Obsidian/Speech synthesis.md

3.1 KiB

Goal

The goal is to write a text to speech program, where all sounds are purely created through mathematical equations, in order to create my own true 100% machine speech synthesis.

Inspirations

These inspirations include some newer products and some very old software solutions which are practically impossible to obtain and as such have been almost completely forgotten.

MUSIC-N

It was used to create this famous piece of music. If my guess is correct, this should be made using Formant synthesis. Since this is a product of Bell Labs and because of it's age, it probably lives in an archive somewhere or maybe has even been lost.

gnuspeech

It makes use of Articulatory synthesis and is an open source project. Sadly it only runs on extremely old versions of Mac OS X and on the BSD-based NeXTSTEP, which is closed source and as such practically impossible to get. These factors have led to gnuspeech being unmaintained and mostly forgotten.

UTAU

I really like Utane Uta (Defoko) and Adachi Rei. Both of them are completely synthesised and make use of no Voicebanks.

Vocaloid

Not the kind of speech synthesis I am going for, but I still really like them.

SAM

I currently cannot easily figure out which type of synthesis it is even after taking a short look at the source code of this newer implementation. My current guess is, that it is using some form of Concatenation synthesis, since it is combining phonemes to create words.

Planning

Spoken Language

The language is one of the most important aspects of this program and as such needs to be carefully chosen. The possible languages from which I wanted to choose from where German, English or Japanese. In order to help me which of those three languages I should choose, I came up with these requirements.

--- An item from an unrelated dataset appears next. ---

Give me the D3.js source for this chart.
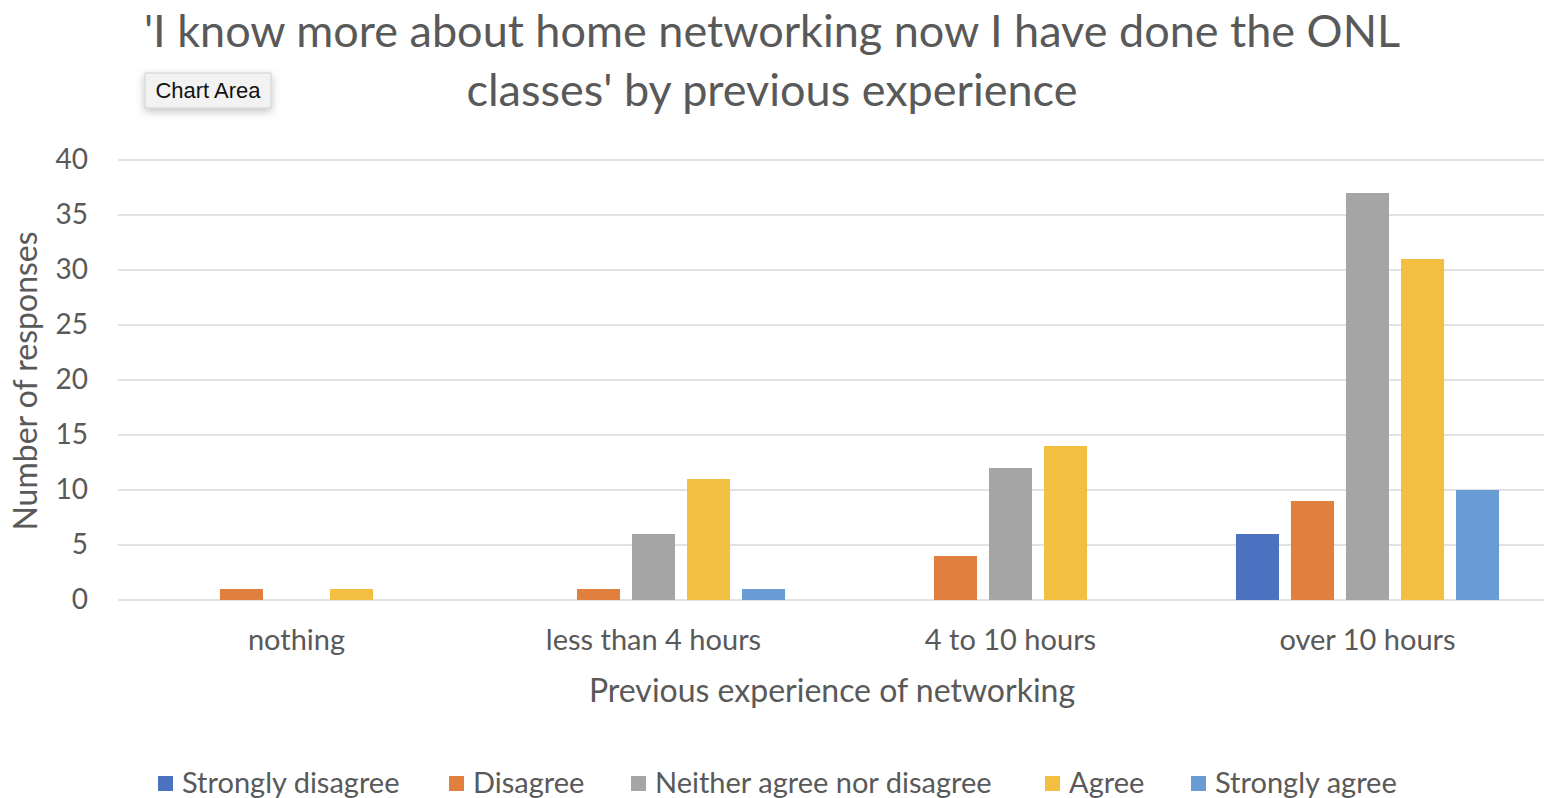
<!DOCTYPE html>
<html>
<head>
<meta charset="utf-8">
<script src="https://cdn.jsdelivr.net/npm/d3@7"></script>
<style>
  body { margin: 0; background: #fff; }
  svg text { font-family: Lato, "Open Sans", sans-serif; fill: #595959; }
</style>
</head>
<body>
<div class="canvas_area"></div>
<script>
// DATA
const categories = ["nothing", "less than 4 hours", "4 to 10 hours", "over 10 hours"];
const seriesNames = ["Strongly disagree", "Disagree", "Neither agree nor disagree", "Agree", "Strongly agree"];
const stronglyDisagree = [0, 0, 0, 6];
const disagree = [1, 1, 4, 9];
const neither = [0, 6, 12, 37];
const agree = [1, 11, 14, 31];
const stronglyAgree = [0, 1, 0, 10];
const yTicks = [0, 5, 10, 15, 20, 25, 30, 35, 40];
const colors = ["#4a72c0", "#e07f3e", "#a5a5a5", "#f3bf41", "#699cd4"];

const seriesValues = [stronglyDisagree, disagree, neither, agree, stronglyAgree];

//USEFUL VARIABLES
const svgwidth = 1544, svgheight = 798;
const margin = { top: 160, right: 0, bottom: 198, left: 118 };
const graphwidth = svgwidth - margin.left - margin.right;
const graphheight = svgheight - margin.top - margin.bottom;

//SVG
const svg = d3.select(".canvas_area").append("svg")
    .attr("width", svgwidth)
    .attr("height", svgheight);

const graph = svg.append("g")
    .attr("transform", `translate(${margin.left}, ${margin.top})`);

// SCALES
const X0 = d3.scaleBand()
    .domain(categories)
    .range([0, graphwidth + 2])
    .paddingInner(0.263)
    .paddingOuter(0.1315);

const X1 = d3.scaleBand()
    .domain(seriesNames)
    .range([0, X0.bandwidth()])
    .paddingInner(0.218)
    .paddingOuter(0);

const Y = d3.scaleLinear()
    .domain([0, 40])
    .range([graphheight, 0]);

// GRIDLINES
graph.append("g")
    .selectAll("line")
    .data(yTicks)
    .enter().append("line")
    .attr("x1", 0)
    .attr("x2", graphwidth)
    .attr("y1", d => Y(d))
    .attr("y2", d => Y(d))
    .style("stroke", "#d9d9d9")
    .style("stroke-width", 1.5);

// Y AXIS
const yAxis = graph.append("g")
    .call(d3.axisLeft(Y).tickValues(yTicks).tickSize(0).tickPadding(30));
yAxis.select(".domain").remove();
yAxis.selectAll("text")
    .style("font-size", "28px")
    .style("fill", "#595959");

// X AXIS
const xAxis = graph.append("g")
    .attr("transform", `translate(0, ${graphheight})`)
    .call(d3.axisBottom(X0).tickSize(0).tickPadding(29));
xAxis.select(".domain").remove();
xAxis.selectAll("text")
    .style("font-size", "29px")
    .style("fill", "#595959");

// BARS
const groups = graph.selectAll(".cat-group")
    .data(categories)
    .enter().append("g")
    .attr("transform", d => `translate(${X0(d)}, 0)`);

groups.selectAll("rect")
    .data((c, ci) => seriesNames.map((s, si) => ({ s: s, i: si, v: seriesValues[si][ci] })))
    .enter().append("rect")
    .attr("x", d => X1(d.s))
    .attr("width", X1.bandwidth())
    .attr("y", d => Y(d.v))
    .attr("height", d => graphheight - Y(d.v))
    .style("fill", d => colors[d.i]);

// TITLES
svg.append("text")
    .attr("x", 772).attr("y", 47)
    .attr("text-anchor", "middle")
    .style("font-size", "45px")
    .text("'I know more about home networking now I have done the ONL");
svg.append("text")
    .attr("x", 772).attr("y", 106)
    .attr("text-anchor", "middle")
    .style("font-size", "45px")
    .text("classes' by previous experience");

svg.append("text")
    .attr("x", 832).attr("y", 702)
    .attr("text-anchor", "middle")
    .style("font-size", "32px")
    .text("Previous experience of networking");

svg.append("text")
    .attr("transform", "translate(37, 381) rotate(-90)")
    .attr("text-anchor", "middle")
    .style("font-size", "32px")
    .text("Number of responses");

// LEGEND
const legendX = [158, 449, 631, 1045, 1191];
const legend = svg.append("g").attr("transform", "translate(0, 776)");
const items = legend.selectAll(".legend-items")
    .data(seriesNames)
    .enter().append("g")
    .attr("transform", (d, i) => `translate(${legendX[i]}, 0)`);
items.append("rect")
    .attr("width", 15).attr("height", 15)
    .style("fill", (d, i) => colors[i]);
items.append("text")
    .attr("x", 24).attr("y", 17)
    .style("font-size", "29px")
    .text(d => d);

// CHART AREA TOOLTIP
const defs = svg.append("defs");
const f = defs.append("filter").attr("id", "shadow").attr("x", "-20%").attr("y", "-40%").attr("width", "140%").attr("height", "200%");
f.append("feDropShadow").attr("dx", 0).attr("dy", 3).attr("stdDeviation", 4).attr("flood-color", "#000").attr("flood-opacity", 0.25);
const tip = svg.append("g").attr("transform", "translate(145, 73)");
tip.append("rect")
    .attr("width", 126).attr("height", 35)
    .style("fill", "#f2f2f2")
    .style("stroke", "#cfcfcf")
    .style("filter", "url(#shadow)");
tip.append("text")
    .attr("x", 63).attr("y", 25)
    .attr("text-anchor", "middle")
    .style("font-family", "'Liberation Sans', Arial, sans-serif")
    .style("font-size", "22px")
    .style("fill", "#111")
    .text("Chart Area");
</script>
</body>
</html>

  • Small alphabet in order to minimise the amount of work required
  • Individual letters stitched into words together should require no further processing in order to be understandable
  • The words need to be understandable even without proper or any emphasising at all Since I speak German and English fluently and they have a relatively small alphabet, I chose to do both, but I am going to start with English first.

Programming Language

There are a many options, but to help narrow it down, I came up with a few requirements.

  • should be functional (Haskell for example) or procedural (C for example)
  • compiles to binary (should require no interpreter, so no python or java for example)

What type of speech synthesis

When I looked on Wikipedia I saw that there are multiple types of speech synthesis. Since I am restricting myself to pure machine synthesis, I can only choose between two types.

  • Formant synthesis
  • Articulatory synthesis I really wanna do both, but I am going to start with Articulatory synthesis. I am only doing it first, because it seems way cooler to me.